For OP -- after popping out of SFRA at 4500, grab SoCal on 134.9, stay at 4500, and just fly direct to WHP. Understand that you need them to answer with your callsign before the sepulveda pass (charted), or you'll bust BUR C without any real good options other than to circle over SMO. (you have class B above at 5000) If I'm in a fast ship and it's a saturated frequency, I'll actually pull power back to make "room" for the comms to occur.
SoCal is great in the valley area, they'll push you around where you need to go. If your first callup is "Bugsmash 12345, over santa monica 4500, flight following whiteman, unfamiliar", they'll put on the kid gloves and handle you a bit more gently.

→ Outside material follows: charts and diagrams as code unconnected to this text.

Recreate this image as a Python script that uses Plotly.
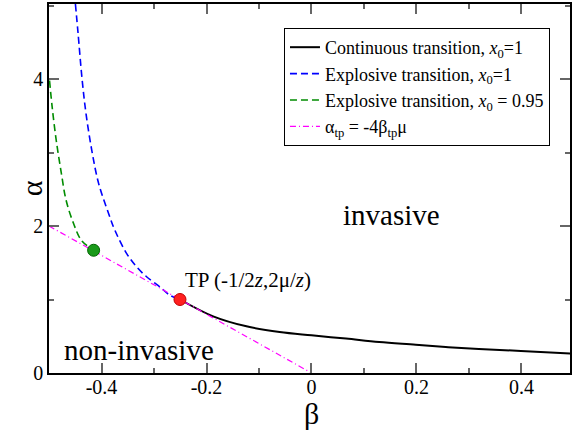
import plotly.graph_objects as go

# Continuous transition, x0=1 (black solid)
cont_beta = [-0.2505, -0.1873, -0.1239, -0.0607, 0.0, 0.0658, 0.129, 0.1987, 0.2556, 0.3188, 0.399, 0.4934, 0.5]
cont_alpha = [1.0, 0.771, 0.635, 0.558, 0.513, 0.468, 0.422, 0.386, 0.354, 0.327, 0.30, 0.264, 0.26]

# Explosive transition, x0=1 (blue dashed)
exp1_beta = [-0.4497, -0.4446, -0.437, -0.4295, -0.418, -0.4055, -0.3865, -0.3744, -0.352, -0.3326, -0.3136, -0.2884, -0.2695, -0.2505]
exp1_alpha = [5.02, 4.62, 4.0, 3.53, 3.01, 2.58, 2.17, 1.94, 1.625, 1.44, 1.306, 1.17, 1.057, 1.0]

# Explosive transition, x0=0.95 (green dashed)
exp095_beta = [-0.499, -0.494, -0.4863, -0.4763, -0.4674, -0.453, -0.4383, -0.415]
exp095_alpha = [3.98, 3.62, 3.17, 2.71, 2.35, 2.03, 1.805, 1.67]

# alpha_tp = -4 beta_tp mu (magenta dash-dot)
tp_beta = [-0.5, 0.0]
tp_alpha = [2.0, 0.0]

# special points
tp_point = ([-0.2505], [1.0])
green_point = ([-0.415], [1.67])

xticks = [-0.4, -0.2, 0, 0.2, 0.4]
xticklabels = ["-0.4", "-0.2", "0", "0.2", "0.4"]
yticks = [0, 2, 4]
yticklabels = ["0", "2", "4"]

FONT = "Liberation Serif"

fig = go.Figure()
fig.add_trace(go.Scatter(x=cont_beta, y=cont_alpha, mode="lines", line=dict(color="black", width=2, shape="spline"),
                         name="Continuous transition, <i>x</i><sub>0</sub>=1"))
fig.add_trace(go.Scatter(x=exp1_beta, y=exp1_alpha, mode="lines", line=dict(color="#0000ff", width=1.6, dash="7px,4px", shape="spline"),
                         name="Explosive transition, <i>x</i><sub>0</sub>=1"))
fig.add_trace(go.Scatter(x=exp095_beta, y=exp095_alpha, mode="lines", line=dict(color="#008c00", width=1.6, dash="7px,4px", shape="spline"),
                         name="Explosive transition, <i>x</i><sub>0</sub> = 0.95"))
fig.add_trace(go.Scatter(x=tp_beta, y=tp_alpha, mode="lines", line=dict(color="#ff00ff", width=1.2, dash="6px,3px,1px,3px"),
                         name="α<sub>tp</sub> = -4β<sub>tp</sub>μ"))
fig.add_trace(go.Scatter(x=green_point[0], y=green_point[1], mode="markers", showlegend=False,
                         marker=dict(color="#1a9a1a", size=12, line=dict(color="#006400", width=1))))
fig.add_trace(go.Scatter(x=tp_point[0], y=tp_point[1], mode="markers", showlegend=False,
                         marker=dict(color="#ff2020", size=12, line=dict(color="#c00000", width=1))))

axis_common = dict(showgrid=False, zeroline=False, showline=True, linecolor="black", linewidth=1.5,
                   ticks="inside", ticklen=10, tickwidth=1.5, tickcolor="#666666", mirror="ticks",
                   tickfont=dict(family=FONT, size=20, color="black"))

fig.update_xaxes(range=[-0.5, -0.5 + 523 / 527], tickvals=xticks, ticktext=xticklabels, ticklabelstandoff=-5,
                 minor=dict(ticks="inside", ticklen=5, tickwidth=1.5, tickcolor="#666666", dtick=0.1, tick0=0),
                 **axis_common)
fig.update_yaxes(range=[0, 369 / 73.5], tickvals=yticks, ticktext=yticklabels,
                 minor=dict(ticks="inside", ticklen=5, tickwidth=1.5, tickcolor="#666666", dtick=1, tick0=0),
                 **axis_common)

fig.add_annotation(text="invasive", x=0.1528, y=2.15, xref="x", yref="y", showarrow=False,
                   xanchor="center", yanchor="middle", font=dict(family=FONT, size=29, color="black"))
fig.add_annotation(text="non-invasive", x=-0.3283, y=0.31, xref="x", yref="y", showarrow=False,
                   xanchor="center", yanchor="middle", font=dict(family=FONT, size=29, color="black"))
fig.add_annotation(text="TP (-1/2<i>z</i>,2μ/<i>z</i>)", x=-0.2448, y=1.26, xref="x", yref="y", showarrow=False,
                   xanchor="left", yanchor="middle", font=dict(family=FONT, size=21, color="black"))
fig.add_annotation(text="β", x=0.0, y=-0.109, xref="x", yref="paper", showarrow=False,
                   xanchor="center", yanchor="middle", font=dict(family=FONT, size=30, color="black"))
fig.add_annotation(text="α", x=-0.033, y=0.50, xref="paper", yref="paper", showarrow=False, textangle=-90,
                   xanchor="center", yanchor="middle", font=dict(family=FONT, size=30, color="black"))

fig.update_layout(
    width=572, height=434,
    margin=dict(l=49, r=0, t=4, b=61),
    paper_bgcolor="white", plot_bgcolor="white",
    font=dict(family=FONT, color="black"),
    legend=dict(x=0.451, y=0.935, xanchor="left", yanchor="top",
                bgcolor="white", bordercolor="black", borderwidth=1,
                font=dict(family=FONT, size=18, color="black"), itemwidth=30, tracegroupgap=0),
    showlegend=True,
)

fig.write_html("out.html", config={"displayModeBar": False},
               post_script="document.body.style.margin='0';document.body.style.overflow='hidden';")
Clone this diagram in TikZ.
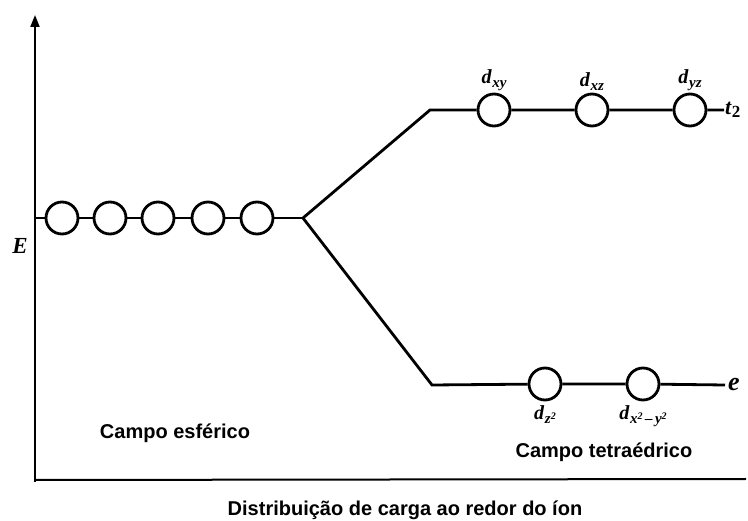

I am local and always do SFRA for my LAX transitions. It's painless, no anxiety about handoffs, and fewer things to think about. The wall of Class C is the only concern. If you're under 140kts (like the SFRA says you should be), there is a good 3 minutes or so to get on freq, get an answer, and thus, be granted class C transit. It's those days when I tune 134.9 and the controller is in full auctioneer mode that I get anxious about getting my $0.02 in, and I'll either slow the ship down or turn west towards topanga and try to sneak in from the side.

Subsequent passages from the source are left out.